Description of the task.
Copy each line exactly. Drop every picture.
================
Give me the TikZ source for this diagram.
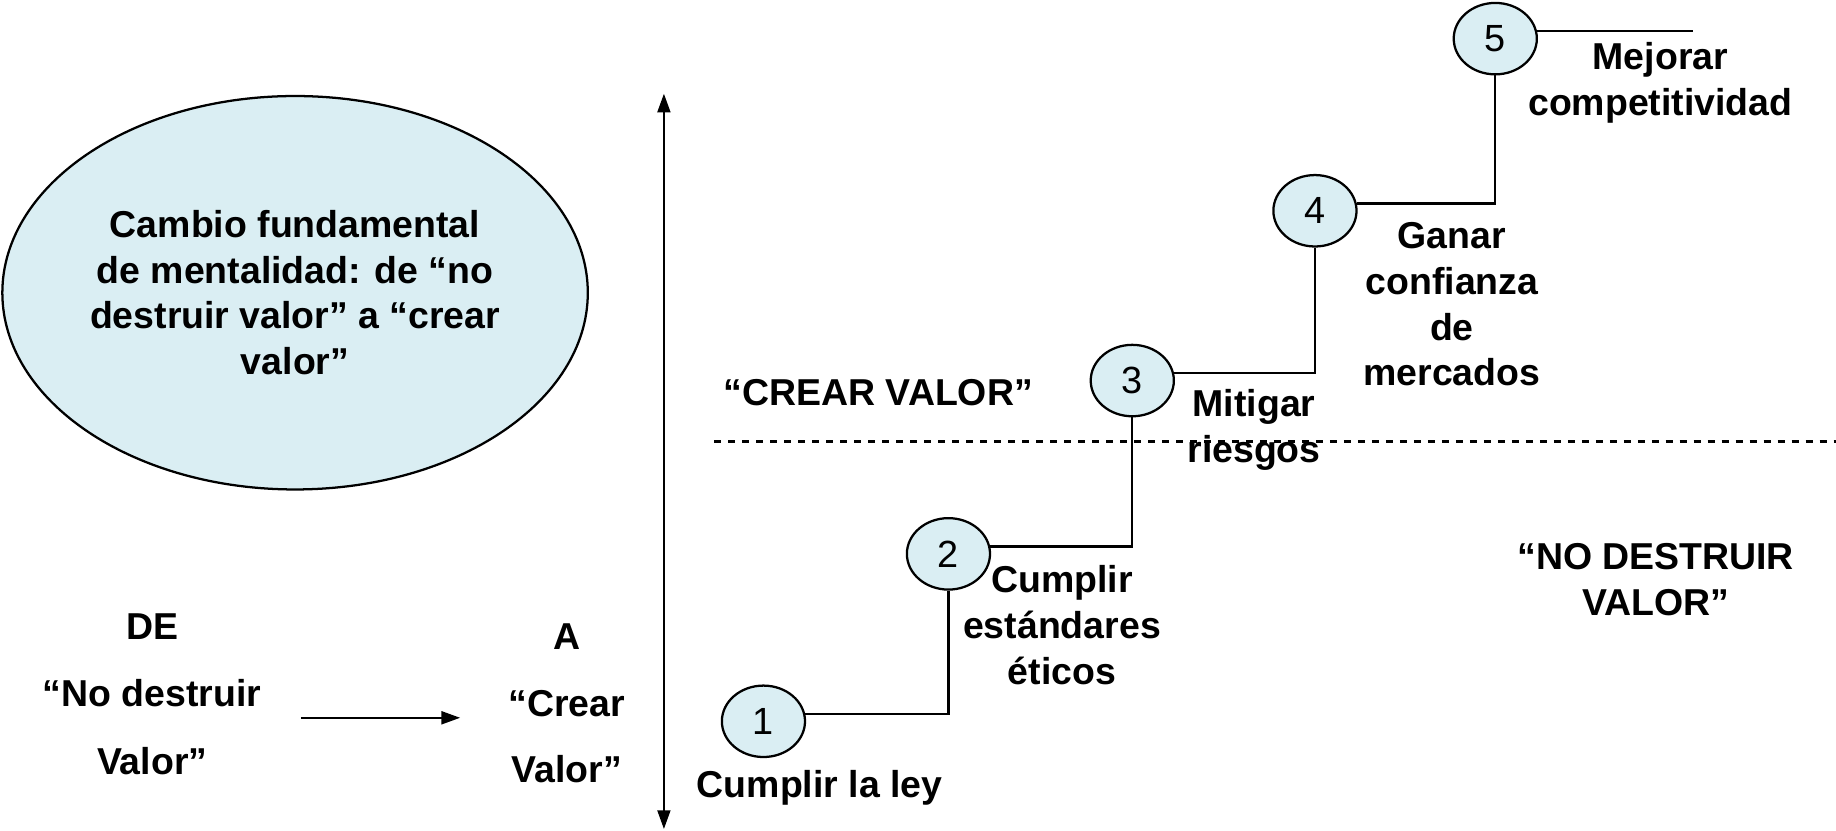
\documentclass[tikz,border=0pt]{standalone}
\usepackage{fontspec}
\setmainfont{Liberation Sans}
\usetikzlibrary{shapes,arrows.meta,positioning,calc}
\definecolor{paleblue}{HTML}{DAEEF3}
\tikzset{
  stepnum/.style={ellipse,draw,fill=paleblue,minimum width=0.71cm,minimum height=0.61cm,inner sep=0pt,font=\fontsize{9.2}{11}\selectfont},
  lbl/.style={align=center,font=\fontsize{9.1}{11.1}\selectfont\bfseries},
}
\begin{document}
\begin{tikzpicture}[line width=0.55pt,>={Triangle[length=0.16cm,width=0.11cm]}]
    \useasboundingbox (0,0) rectangle (15.68,7.09);
    % Idea bubble
    \node[ellipse,draw,fill=paleblue,minimum width=5.0cm,minimum height=3.36cm,inner sep=0pt,lbl] (idea) at (2.52,4.59)
        {Cambio fundamental\\de mentalidad: de “no\\destruir valor” a “crear\\valor”};
    % Axis
    \coordinate (axtop) at (5.67,6.29);
    \coordinate (axbot) at (5.67,0.01);
    \draw[<->] (axtop) -- (axbot);
    % From / to
    \node[lbl] (de) at (1.30,1.74) {DE};
    \node[lbl] (nodes) at (1.30,1.17) {“No destruir};
    \node[lbl] (nodesv) at (1.30,0.59) {Valor”};
    \node[lbl] (a) at (4.84,1.65) {A};
    \node[lbl] (crear) at (4.84,1.08) {“Crear};
    \node[lbl] (crearv) at (4.84,0.52) {Valor”};
    \coordinate (from) at (2.57,0.96);
    \coordinate (to) at (3.93,0.96);
    \draw[->] (from) -- (to);
    % Zones
    \node[lbl] (crearzone) at (7.50,3.74) {“CREAR VALOR”};
    \node[lbl] (nodzone) at (14.14,2.14) {“NO DESTRUIR\\VALOR”};
    \coordinate (dl) at (6.10,3.32);
    \coordinate (dr) at (15.68,3.32);
    \draw[dash pattern=on 1.7pt off 1.7pt] (dl) -- (dr);
    % Steps
    \foreach \n/\x/\y in {1/6.52/0.93, 2/8.10/2.36, 3/9.67/3.84, 4/11.23/5.29, 5/12.77/6.76}
        \node[stepnum] (s\n) at (\x,\y) {\n};
    \foreach \a/\b in {1/2, 2/3, 3/4, 4/5}
        \draw (s\a.10) -| (s\b.south);
    \coordinate (stepend) at (14.46,6.82);
    \draw (s5.10) -- (s5.10 -| stepend);
    % Step labels
    \node[lbl] (l1) at (7.00,0.36) {Cumplir la ley};
    \node[lbl] (l2) at (9.07,1.75) {Cumplir\\estándares\\éticos};
    \node[lbl] (l3) at (10.71,3.42) {Mitigar\\riesgos};
    \node[lbl] (l4) at (12.40,4.49) {Ganar\\confianza\\de\\mercados};
    \node[lbl] (l5) at (14.18,6.38) {Mejorar\\competitividad};
\end{tikzpicture}
\end{document}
================
Completed task.
Give me the TikZ source for this diagram.
\documentclass[tikz,border=0pt]{standalone}
\usepackage{fontspec}
\setmainfont{Liberation Sans}
\usetikzlibrary{shapes,arrows.meta,positioning,calc}
\definecolor{paleblue}{HTML}{DAEEF3}
\tikzset{
  stepnum/.style={ellipse,draw,fill=paleblue,minimum width=0.71cm,minimum height=0.61cm,inner sep=0pt,font=\fontsize{9.2}{11}\selectfont},
  lbl/.style={align=center,font=\fontsize{9.1}{11.1}\selectfont\bfseries},
}
\begin{document}
\begin{tikzpicture}[line width=0.55pt,>={Triangle[length=0.16cm,width=0.11cm]}]
    \useasboundingbox (0,0) rectangle (15.68,7.09);
    % Idea bubble
    \node[ellipse,draw,fill=paleblue,minimum width=5.0cm,minimum height=3.36cm,inner sep=0pt,lbl] (idea) at (2.52,4.59)
        {Cambio fundamental\\de mentalidad: de “no\\destruir valor” a “crear\\valor”};
    % Axis
    \coordinate (axtop) at (5.67,6.29);
    \coordinate (axbot) at (5.67,0.01);
    \draw[<->] (axtop) -- (axbot);
    % From / to
    \node[lbl] (de) at (1.30,1.74) {DE};
    \node[lbl] (nodes) at (1.30,1.17) {“No destruir};
    \node[lbl] (nodesv) at (1.30,0.59) {Valor”};
    \node[lbl] (a) at (4.84,1.65) {A};
    \node[lbl] (crear) at (4.84,1.08) {“Crear};
    \node[lbl] (crearv) at (4.84,0.52) {Valor”};
    \coordinate (from) at (2.57,0.96);
    \coordinate (to) at (3.93,0.96);
    \draw[->] (from) -- (to);
    % Zones
    \node[lbl] (crearzone) at (7.50,3.74) {“CREAR VALOR”};
    \node[lbl] (nodzone) at (14.14,2.14) {“NO DESTRUIR\\VALOR”};
    \coordinate (dl) at (6.10,3.32);
    \coordinate (dr) at (15.68,3.32);
    \draw[dash pattern=on 1.7pt off 1.7pt] (dl) -- (dr);
    % Steps
    \foreach \n/\x/\y in {1/6.52/0.93, 2/8.10/2.36, 3/9.67/3.84, 4/11.23/5.29, 5/12.77/6.76}
        \node[stepnum] (s\n) at (\x,\y) {\n};
    \foreach \a/\b in {1/2, 2/3, 3/4, 4/5}
        \draw (s\a.10) -| (s\b.south);
    \coordinate (stepend) at (14.46,6.82);
    \draw (s5.10) -- (s5.10 -| stepend);
    % Step labels
    \node[lbl] (l1) at (7.00,0.36) {Cumplir la ley};
    \node[lbl] (l2) at (9.07,1.75) {Cumplir\\estándares\\éticos};
    \node[lbl] (l3) at (10.71,3.42) {Mitigar\\riesgos};
    \node[lbl] (l4) at (12.40,4.49) {Ganar\\confianza\\de\\mercados};
    \node[lbl] (l5) at (14.18,6.38) {Mejorar\\competitividad};
\end{tikzpicture}
\end{document}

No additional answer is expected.